_AIM_
Retype exactly the lines from the first one through the line with "import pandas as pd", including both ends; skip any pictures.

_GIVEN DATA_
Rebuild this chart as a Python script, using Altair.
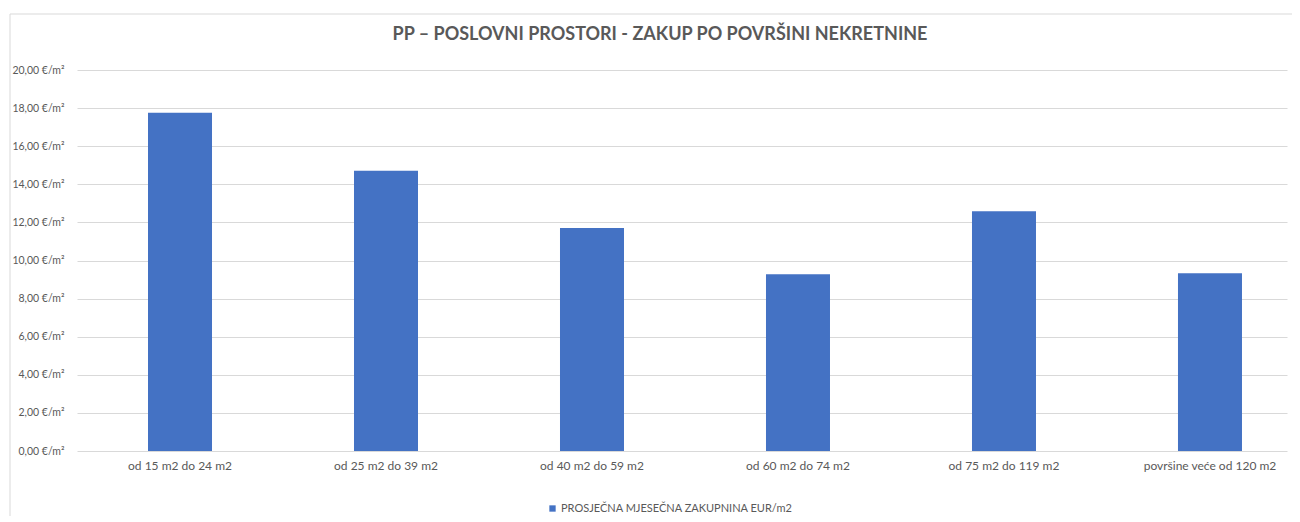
import altair as alt
import pandas as pd

categories = [
    "od 15 m2 do 24 m2",
    "od 25 m2 do 39 m2",
    "od 40 m2 do 59 m2",
    "od 60 m2 do 74 m2",
    "od 75 m2 do 119 m2",
    "površine veće od 120 m2",
]
values = [17.75, 14.71, 11.71, 9.28, 12.58, 9.33]
series_name = "PROSJEČNA MJESEČNA ZAKUPNINA EUR/m2"
y_ticks = [0, 2, 4, 6, 8, 10, 12, 14, 16, 18, 20]
title_text = "PP – POSLOVNI PROSTORI - ZAKUP PO POVRŠINI NEKRETNINE"

df = pd.DataFrame({"category": categories, "value": values, "series": [series_name] * len(categories)})
frame_df = pd.DataFrame({"title": [title_text]})

W, H = 1210, 381
TXT = "#595959"
FONT = "Lato"

bars = alt.Chart(df).mark_bar(color="#4472C4").encode(
    x=alt.X(
        "category:N",
        sort=categories,
        scale=alt.Scale(paddingInner=0.6893, paddingOuter=0.2816, align=0.612),
        axis=alt.Axis(
            title=None, labelAngle=0, domain=False, ticks=False,
            labelFont=FONT, labelFontSize=12, labelColor=TXT, labelPadding=9,
        ),
    ),
    y=alt.Y(
        "value:Q",
        scale=alt.Scale(domain=[0, 20], nice=False),
        axis=alt.Axis(
            title=None, values=y_ticks, domain=False, ticks=False,
            labelExpr="replace(format(datum.value, '.2f'), '.', ',') + ' €/m²'",
            labelFont=FONT, labelFontSize=10.5, labelColor=TXT, labelPadding=13,
            gridColor="#d9d9d9", gridWidth=1,
        ),
    ),
    color=alt.Color(
        "series:N",
        scale=alt.Scale(range=["#4472C4"]),
        legend=alt.Legend(
            title=None, orient="none", legendX=470, legendY=433,
            symbolType="square", symbolSize=40, symbolStrokeWidth=0,
            labelFont=FONT, labelFontSize=11, labelColor=TXT, labelOffset=3,
            labelLimit=500, padding=0,
        ),
    ),
)

frame_left = alt.Chart(frame_df).mark_rule(color="#d9d9d9", strokeWidth=1).encode(
    x=alt.value(-67), y=alt.value(-56), y2=alt.value(H + 70)
)
frame_top = alt.Chart(frame_df).mark_rule(color="#d9d9d9", strokeWidth=1).encode(
    x=alt.value(-67), x2=alt.value(W + 5), y=alt.value(-56)
)
title_mark = alt.Chart(frame_df).mark_text(
    font=FONT, fontSize=18, fontWeight="bold", color=TXT, align="center", baseline="middle"
).encode(
    text="title:N", x=alt.value(W / 2 - 22), y=alt.value(-35)
)

chart = alt.layer(frame_left, frame_top, title_mark, bars).properties(
    width=W,
    height=H,
    autosize=alt.AutoSizeParams(type="none"),
    padding={"left": 69, "top": 62, "right": 5, "bottom": 65},
).configure_view(stroke=None)

chart.save("out.html", embed_options={"renderer": "svg", "actions": False})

_COMPLETE ANSWER_
Rebuild this chart as a Python script, using Altair.
import altair as alt
import pandas as pd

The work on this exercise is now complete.